I wrote a letter to our local newspaper to express my gratitude for the hospital's respectful treatment of me and my birth team. They published it in the "Letter to the Editor" section.
I feel that there can be a lot of misunderstanding and animosity between the home-birthing and hospital-birthing professionals in many communities. My letter was also a wish to express a need to bring together our communities in purpose, tolerance, and appreciation for the good intentions we all have in bringing baby's safely into this world. I still get a lot of positive comments from people around town for writing this letter. Let's just say, I felt inspired!
I am also extremely really grateful for all the people that helped and supported our family for this birth. And every single day I am so grateful and in love with baby Malachi.
Feel free to read my letter below or click on the link for the newspaper version.
Appreciation for Valley View Labor and Delivery:
To the Editor:
I was recently a patient at Valley View Medical Center. I transferred to the hospital because of unexpected, severe and debilitating nerve pain during the end of my labor.
For this birth, my husband and I had been anticipating a peaceful home delivery with our home-birth midwife, DyAnna Gordon, CPM. We had previously delivered two of our other children at home with a professional midwife, and were looking forward to a similar experience with this one.
However, the type of nerve pain I began experiencing is uncommon for a normal labor and delivery, which is why I chose to seek pain relief from the nearby hospital, instead of continuing to birth at home. With the full support of my midwife, my husband and my home-birth support team, we made an unexpected arrival at the medical center late Saturday evening, July 19.

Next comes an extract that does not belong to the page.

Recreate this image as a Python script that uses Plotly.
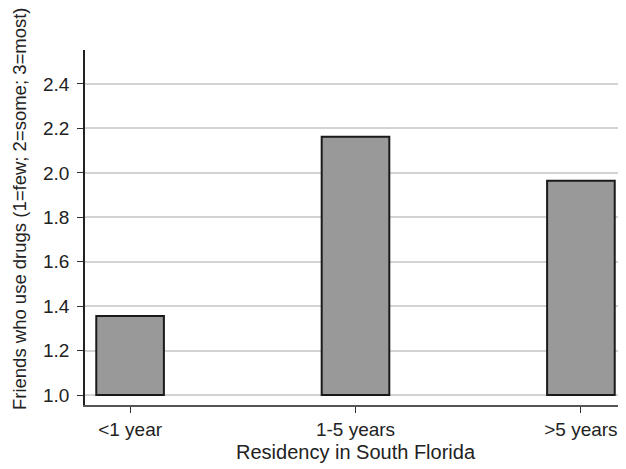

Today I wanted to express my sincere and heartfelt gratitude to the staff at Valley View Medical Center for their kind and helpful approach to my unique situation. Their level of care and concern for my comfort and safety was over and beyond what I expected.
The nurses and doctors treated us all with friendliness and respect, as they swiftly moved toward relieving me of the excruciating pain I was in. Shortly after, I was able to give birth to a beautiful, healthy, 10-pound baby boy!
An extra special thank you goes out to Doctor Travis J. Bilanzich, DO, Shawn Kinross, CRNA and Amber Morris, RN. These individuals in particular took extra special good care of me, helping to make my birth experience at the hospital a joyful and happy ending. Thank you for doing what you do so well!
With hundreds of expectant mothers birthing at home in Southern Utah each year, there’s rarely, but occasionally, times when relief or intervention is sought from a local hospital. It’s comforting for me to know that our Cedar City hospital is willing and ready to help in the event that there is an emergency in these unique situations.
I think it’s wonderful to see our home-birth professionals and hospital-birthing professionals working together harmoniously to bring our children safely into the world. I hope that this feeling of friendliness and mutual respect in our community can be passed on for generations of babies to come.